Electron Diffraction

Electrons, like X-rays, can be diffracted by crystals, providing further evidence of their wave-like nature.
The experiment with X rays and aluminum foil are compared to electrons going through aluminum foil.
Electrons and X-rays with the same wavelength will produce the same diffraction patterns.
This is because they undergo the same constructive and deconstructive interference process.

Diffraction Patterns and Wavelength

Using protons instead of electrons with same velocity results in a smaller wave length and creates a different interference pattern.
The formula for wavelength is related to $mv$ , where m is mass and v is velocity.
Since the mass of protons is bigger then the mass of electrons the value for wavelength will be smaller.

Particle in a Box

Consider a particle bouncing back and forth in a one-dimensional box (or pipe).
Classically, the probability of finding the particle is the same everywhere in the box.
Quantum mechanically, the particle behaves as a standing wave.

Standing Waves

In a standing wave, there are nodes at either end with an antinode in the middle.
Since the particle is trapped in the box there is a zero likely hood of it breaching the ends.

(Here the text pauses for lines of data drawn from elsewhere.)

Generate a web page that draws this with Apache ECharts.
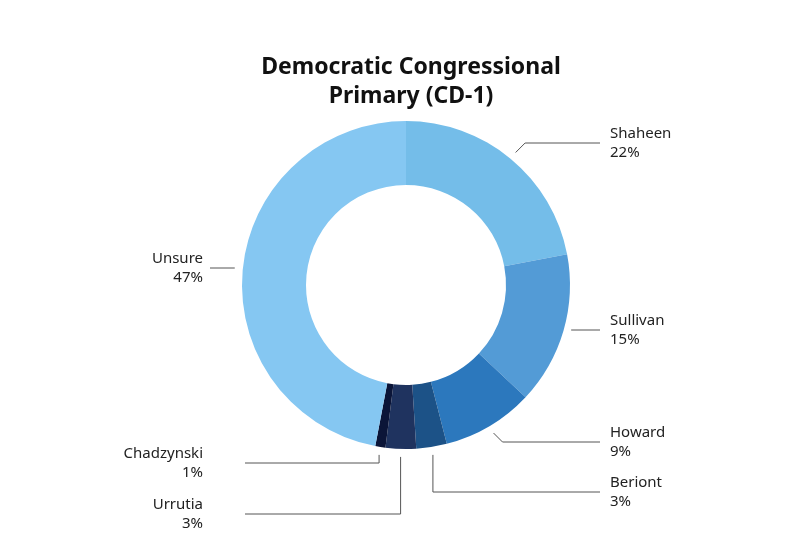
<!DOCTYPE html>
<html>
<head>
<meta charset="utf-8">
<script src="https://cdn.jsdelivr.net/npm/echarts@6/dist/echarts.min.js"></script>
<style>
  html, body { margin: 0; padding: 0; background: #fff; }
  #chart { width: 800px; height: 539px; }
</style>
</head>
<body>
<div id="chart"></div>
<script>
var candidates = ['Shaheen', 'Sullivan', 'Howard', 'Beriont', 'Urrutia', 'Chadzynski', 'Unsure'];
var shares = [22, 15, 9, 3, 3, 1, 47];
var sliceColors = ['#74bde9', '#539bd6', '#2c78bd', '#1c5287', '#1f335f', '#0b1538', '#85c7f2'];

// label placement (layout only): vertical centre of each label, where its leader ends,
// and whether the leader bends diagonally, vertically or runs straight
var labelY = [143, 330, 442, 492, 514, 463, 268];
var lineEnd = [600, 600, 600, 600, 245, 245, 210];
var bend = ['diag', 'flat', 'diag', 'vert', 'vert', 'vert', 'flat'];

var cx = 406, cy = 285, rOuter = 164, rInner = 100;

var chart = echarts.init(document.getElementById('chart'));

var option = {
    backgroundColor: '#fff',
    title: {
        text: 'Democratic Congressional\nPrimary (CD-1)',
        left: cx,
        top: 48,
        textAlign: 'center',
        textStyle: {
            fontFamily: 'Noto Sans',
            fontSize: 23,
            fontWeight: 'bold',
            color: '#111',
            lineHeight: 29
        }
    },
    series: [{
        type: 'pie',
        center: [cx, cy],
        radius: [rInner, rOuter],
        startAngle: 90,
        clockwise: true,
        silent: true,
        data: candidates.map(function (name, i) {
            return { name: name, value: shares[i], itemStyle: { color: sliceColors[i] } };
        }),
        label: {
            show: true,
            formatter: '{b}\n{d}%',
            fontFamily: 'Noto Sans',
            fontSize: 15,
            lineHeight: 19,
            color: '#222'
        },
        labelLine: {
            show: true,
            lineStyle: { color: '#555', width: 1 }
        },
        labelLayout: function (params) {
            var i = params.dataIndex;
            var p0 = params.labelLinePoints[0];
            var dx = p0[0] - cx, dy = p0[1] - cy;
            var len = Math.sqrt(dx * dx + dy * dy);
            var sx = cx + dx / len * (rOuter + 8);
            var sy = cy + dy / len * (rOuter + 8);
            var y = labelY[i];
            var right = lineEnd[i] > cx;
            var mid;
            if (bend[i] === 'vert') {
                mid = [sx, y];
            } else if (bend[i] === 'diag') {
                mid = [sx + (right ? 1 : -1) * Math.abs(y - sy), y];
            } else {
                sy = y;
                mid = [sx, y];
            }
            var textX = right ? 610 : 203;
            return {
                x: textX,
                y: y,
                align: right ? 'left' : 'right',
                verticalAlign: 'middle',
                labelLinePoints: [[sx, sy], mid, [lineEnd[i], y]]
            };
        }
    }]
};

chart.setOption(option);

window.addEventListener('resize', function () {
    chart.resize();
});
</script>
</body>
</html>
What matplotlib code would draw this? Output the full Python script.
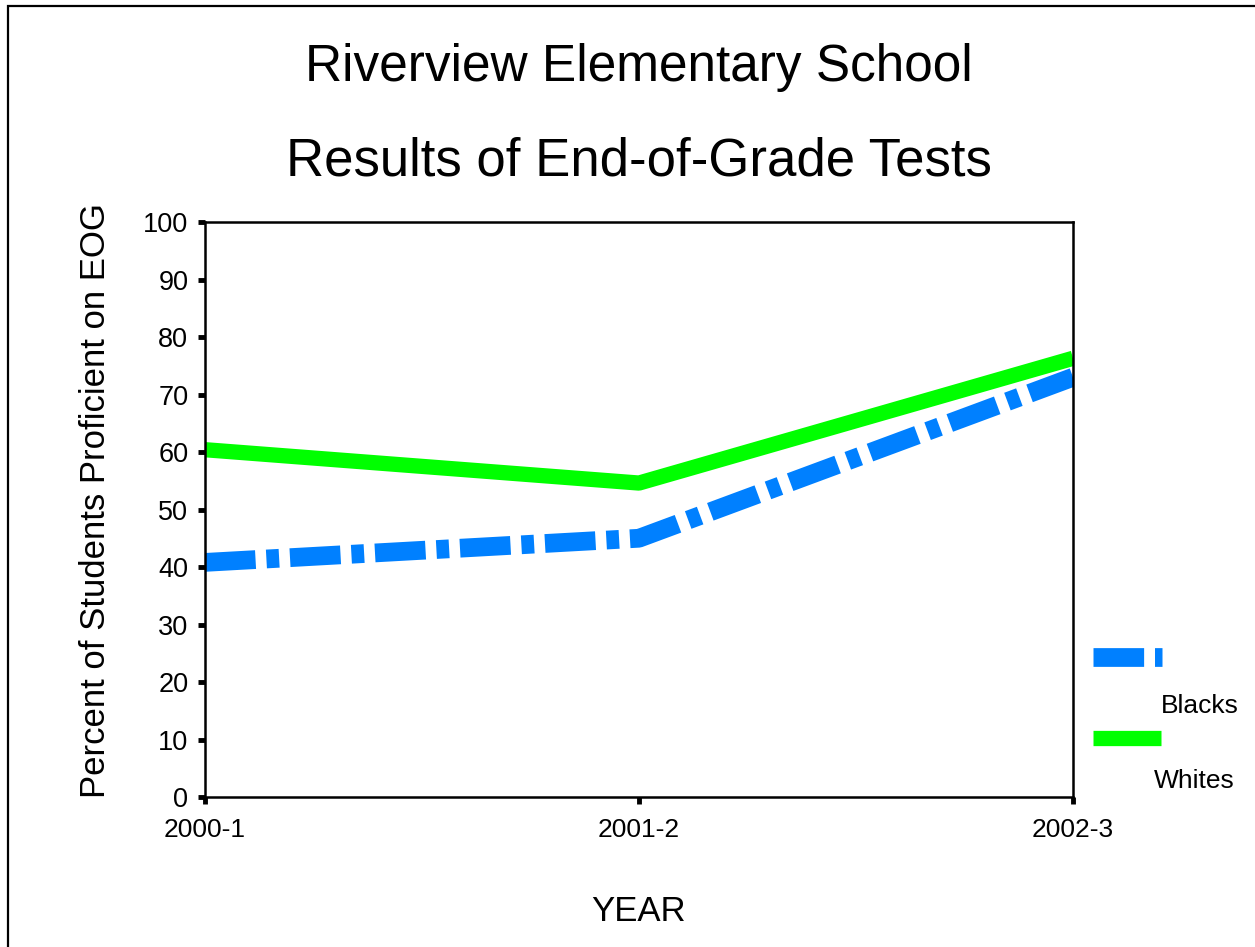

Wave Function and Probability Distribution

The wave function is built using standard standing wave patterns. With all standing waves there is a node and an antinode with the addition that all patterns are bounded at the wall ends.
The probability distribution is the square of the wave function.
In contrast to the classical expectation the odds of finding the particle are the same through out. The quantum view is that the odds are not the same.
The lowest energy level produces a peak in the middle so you are likely to find it there, and if the energy is higher there are locations where you will and will not find it.

Energy Quantization

The kinetic energy of the particle is quantized.
$E = \frac{p^2}{2m} = \frac{h^2}{2m\lambda^2}$
For the simplest case, half a wave exists in the box:
$E = \frac{h^2}{8mL^2}$
More generally, the energy levels are given by:
$En = n^2 E0$
Where n is an integer (1, 2, 3, …) and $E_0$ is the lowest energy level.
For a tennis ball in a pipe since it has wave properties then it cant receive energy unless it is at a specific value.

Standing Waves on a Circle

Rutherford's model of the atom proposed that electrons orbit the nucleus like planets around the sun.
Due to their wave nature, electrons perceive the entire orbit at once, forming standing waves in a circle.
The ends of the wave must match up smoothly.

Angular Momentum Quantization

If the 2 ends match up smoothly the number of waves you will have is discreet, it can only be whole numbers.
If you take this two dimensional concept you discover a momentum relationship orbiting a point.
$L = r_{\perp} p$
Where L is angular momentum about a point, r is distance, and p is momentum perpendicular.
$P = \frac{h}{\lambda}$
$n\lambda = 2\pi r$
$\lambda = \frac{2\pi r}{n}$
The orbit has to contain a wave equal to discrete number.
There will always be at least 1 discreet number.
Therefore angular momentum comes in discreet numbers.
Angular momentum calculation:
$L = r \cdot \frac{h}{\lambda} = r \cdot \frac{h}{\frac{2\pi r}{n}} = \frac{nh}{2\pi}$
The formula above shows how angular momentum doesn't care about size.
The important take way is that the minimal spin any object can have is $\frac{h}{2\pi}$
Therefore particles that behave like waves dictate the universe.

Solid State Electronics

Electrons wave properties are used to construct electronic devices.
Even when the concept of quantum mechanics wasn't discovered the nineteen twenties still developed radio.